Disebutkan juga dalam BBC.com (05/10/2024), pemberian tunjangan perumahan kepada anggota DPR yang baru mencapai 50 juta untuk satu orang perbulannya. Dalam sistem sekuler kapitalis hal ini wajar terjadi sebeb keuntungan adalah tujuan dasar mereka, dan karna sistem yang memisahkan agama dari kehidupan inilah yang menyeybabkan mereka tidak memahami akan hal kemashlahatan umat.
Berbeda dalam sistem Islam kekhilafahan. Di dalam Islam, hal macam ini tak akan mungkin terjadi sebab di dalam Islam kekuasaan tidak akan dipisahkan dari aturan Allah. Majelis ummah di dalam Islam berbeda dengan sistem demokrasi dalam hal fungsi dan perannya.
Majelis ummah di dalam sistem kekhilafahan adalah orang-orang yang mewakili kaum muslim dalam menyampaikan pendapat, sebagai bahan pertimbangan bagi khalifah.
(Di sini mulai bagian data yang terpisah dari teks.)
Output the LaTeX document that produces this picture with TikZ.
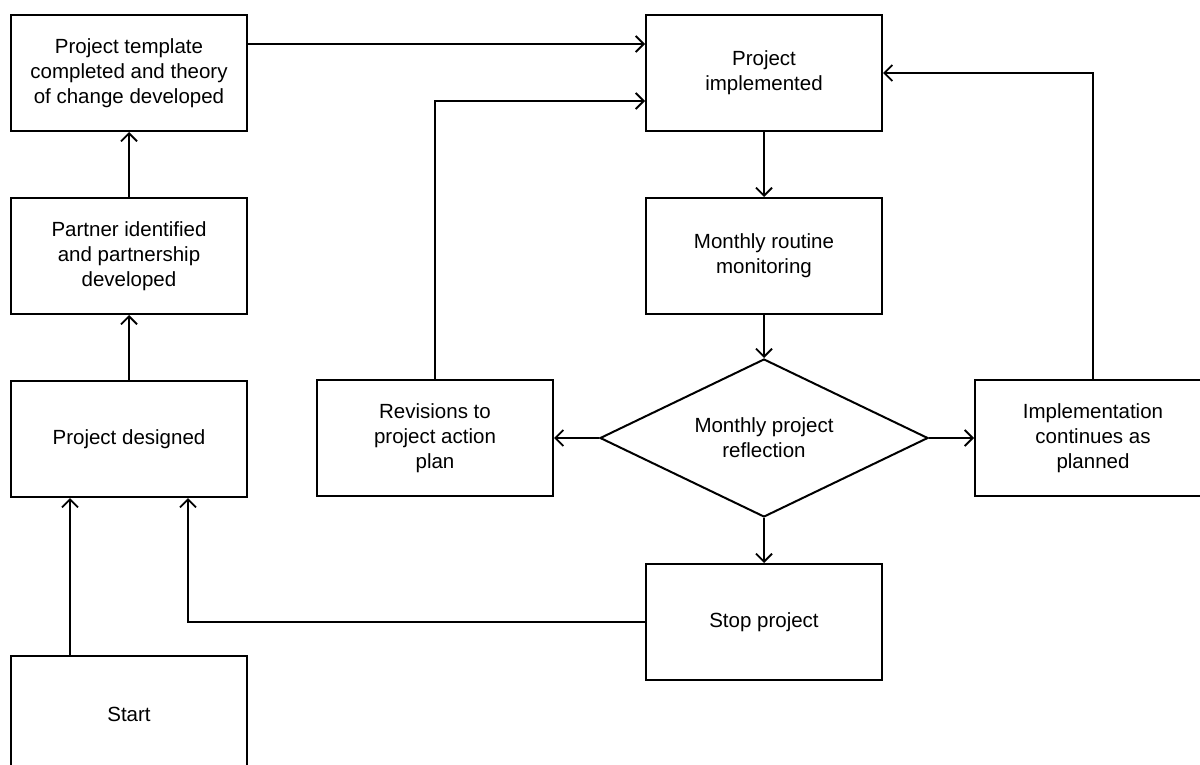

Anggota majelis ummat harus benar benar mewakili umat yang menggunakan dasar iman dan memikirkan bagaimana cara agar wewenangnya tersebut memberikan kebaikan baginya dan bagi rakyat yang tidak berakhir pada penyesalan didunia atau bahkan di akhirat.
Dalam Islam, wewenang bukan hanya duduk dalam tahta kekuasaan semata namun, bagaimana kekuasaan itu digunakan dalam menjaga, menerapakan, dan mendakwahkan islam serta tanggung jawabnya daam mengurusi rakyat dengan hukum Islam. Karena segala amanah akan dipertanggung jawabkan di akhirat.
Menjaga amanah adalah suatu hal yang penting, salah satunya adalah amanah menjadi wakil rakyat. Al-Qur’an menegaskan firman-Nya, “Hai orang orang yang beriman janganlah kalian mengkhianati Allah dan Rasul-Nya, juga janganlah kalian mengkhianati amanah yang dipercayakan kepada kalian sedang kalian tahu.” (QS. Al-Anfal: 27)
Apalagi di dalam Islam, harta dan kepemilikan juga diatur, tidak seperti sistem kapitalis yang berorientasi pada keuntungan sehingga hanya menguntungkan segelintir orang, padahal harta tersebut adalah kepemilikan publik atau rakyat, berbeda dengan Islam yang berorientasi kepada akhirat. Maka jelas bahwa hanya dengan diterapkannya sistem Islam, mampu mendatangakan kebaikan, kesejahteraan, keadilan, dan keberkahan di muka bumi ini.Wallahualam bisawab.